═════ Material for this exercise

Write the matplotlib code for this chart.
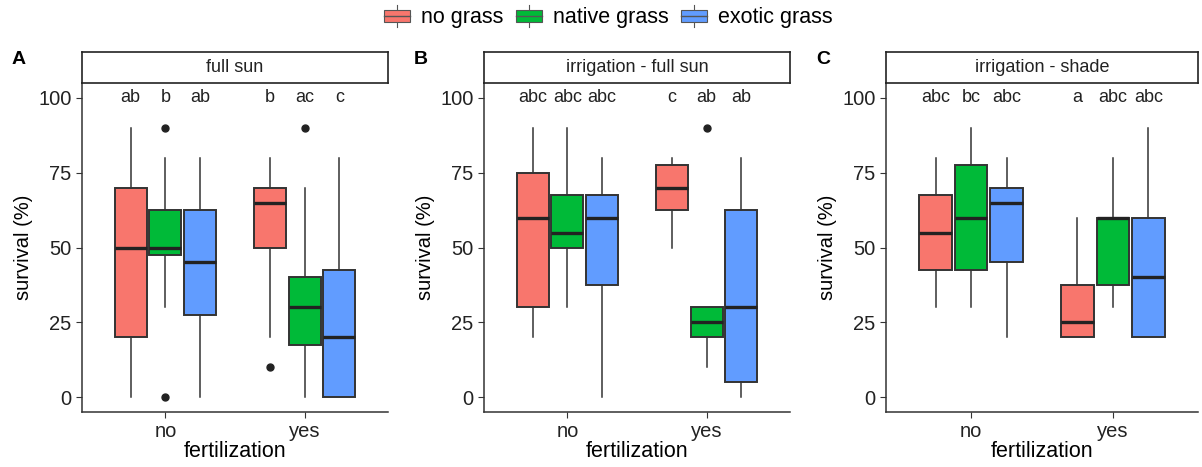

══════════
═════ Material for this exercise

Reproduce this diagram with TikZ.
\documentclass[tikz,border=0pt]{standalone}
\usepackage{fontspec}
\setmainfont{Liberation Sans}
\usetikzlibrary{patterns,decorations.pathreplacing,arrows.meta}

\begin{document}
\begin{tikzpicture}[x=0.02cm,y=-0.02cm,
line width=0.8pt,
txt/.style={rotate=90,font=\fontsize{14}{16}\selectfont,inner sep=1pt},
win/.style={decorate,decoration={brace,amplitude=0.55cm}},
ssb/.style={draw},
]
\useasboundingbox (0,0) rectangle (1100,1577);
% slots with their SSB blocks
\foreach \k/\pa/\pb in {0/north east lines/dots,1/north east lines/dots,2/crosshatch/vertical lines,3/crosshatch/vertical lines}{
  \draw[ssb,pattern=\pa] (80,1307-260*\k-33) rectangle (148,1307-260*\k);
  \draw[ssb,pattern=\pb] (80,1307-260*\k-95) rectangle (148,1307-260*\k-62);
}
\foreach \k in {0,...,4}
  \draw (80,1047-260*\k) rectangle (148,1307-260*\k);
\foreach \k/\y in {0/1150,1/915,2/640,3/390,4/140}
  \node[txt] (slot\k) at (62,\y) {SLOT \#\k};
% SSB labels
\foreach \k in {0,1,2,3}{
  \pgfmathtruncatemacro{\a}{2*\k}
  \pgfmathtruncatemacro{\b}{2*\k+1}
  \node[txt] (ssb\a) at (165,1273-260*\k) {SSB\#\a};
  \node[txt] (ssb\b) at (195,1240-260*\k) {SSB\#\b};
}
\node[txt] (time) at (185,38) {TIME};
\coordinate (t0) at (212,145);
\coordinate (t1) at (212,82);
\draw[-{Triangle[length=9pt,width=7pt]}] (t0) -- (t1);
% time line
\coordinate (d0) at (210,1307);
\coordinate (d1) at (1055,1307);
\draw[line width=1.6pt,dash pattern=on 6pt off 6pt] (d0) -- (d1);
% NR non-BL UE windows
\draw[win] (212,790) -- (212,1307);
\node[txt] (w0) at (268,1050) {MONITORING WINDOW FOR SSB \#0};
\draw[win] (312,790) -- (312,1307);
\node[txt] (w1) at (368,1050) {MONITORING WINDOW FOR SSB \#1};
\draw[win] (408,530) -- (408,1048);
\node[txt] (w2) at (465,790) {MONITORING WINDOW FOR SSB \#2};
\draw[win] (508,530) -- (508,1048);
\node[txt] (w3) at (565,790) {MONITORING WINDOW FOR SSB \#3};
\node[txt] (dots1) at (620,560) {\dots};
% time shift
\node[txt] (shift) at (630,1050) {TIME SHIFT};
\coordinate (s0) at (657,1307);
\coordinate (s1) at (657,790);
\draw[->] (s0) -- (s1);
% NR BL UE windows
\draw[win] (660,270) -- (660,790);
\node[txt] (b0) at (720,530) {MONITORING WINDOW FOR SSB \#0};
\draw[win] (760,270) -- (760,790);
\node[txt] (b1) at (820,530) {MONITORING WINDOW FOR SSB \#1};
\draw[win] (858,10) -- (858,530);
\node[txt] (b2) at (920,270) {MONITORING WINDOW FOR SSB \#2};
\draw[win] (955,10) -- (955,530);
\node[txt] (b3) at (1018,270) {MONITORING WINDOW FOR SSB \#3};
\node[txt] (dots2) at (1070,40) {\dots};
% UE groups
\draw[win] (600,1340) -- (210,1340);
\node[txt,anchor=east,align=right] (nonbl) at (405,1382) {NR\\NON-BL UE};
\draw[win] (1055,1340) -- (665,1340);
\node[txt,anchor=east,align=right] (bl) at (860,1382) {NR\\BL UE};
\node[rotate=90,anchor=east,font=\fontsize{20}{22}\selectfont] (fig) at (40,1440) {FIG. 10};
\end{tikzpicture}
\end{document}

══════════
═════ Material for this exercise

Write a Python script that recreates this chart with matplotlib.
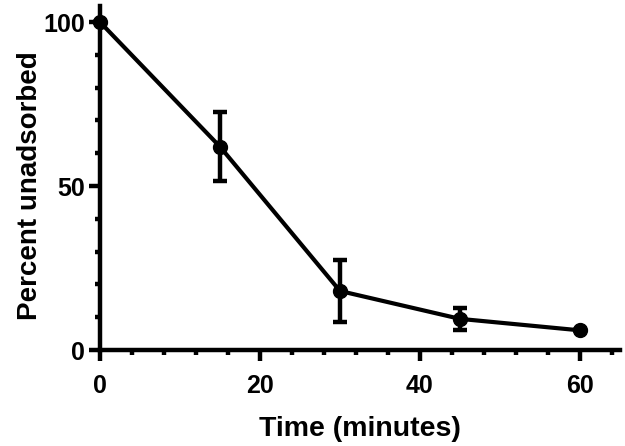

══════════

Collect each line of the entries that has the word "matplotlib", copying it in full.

## Full answer:
Write the matplotlib code for this chart.
Write a Python script that recreates this chart with matplotlib.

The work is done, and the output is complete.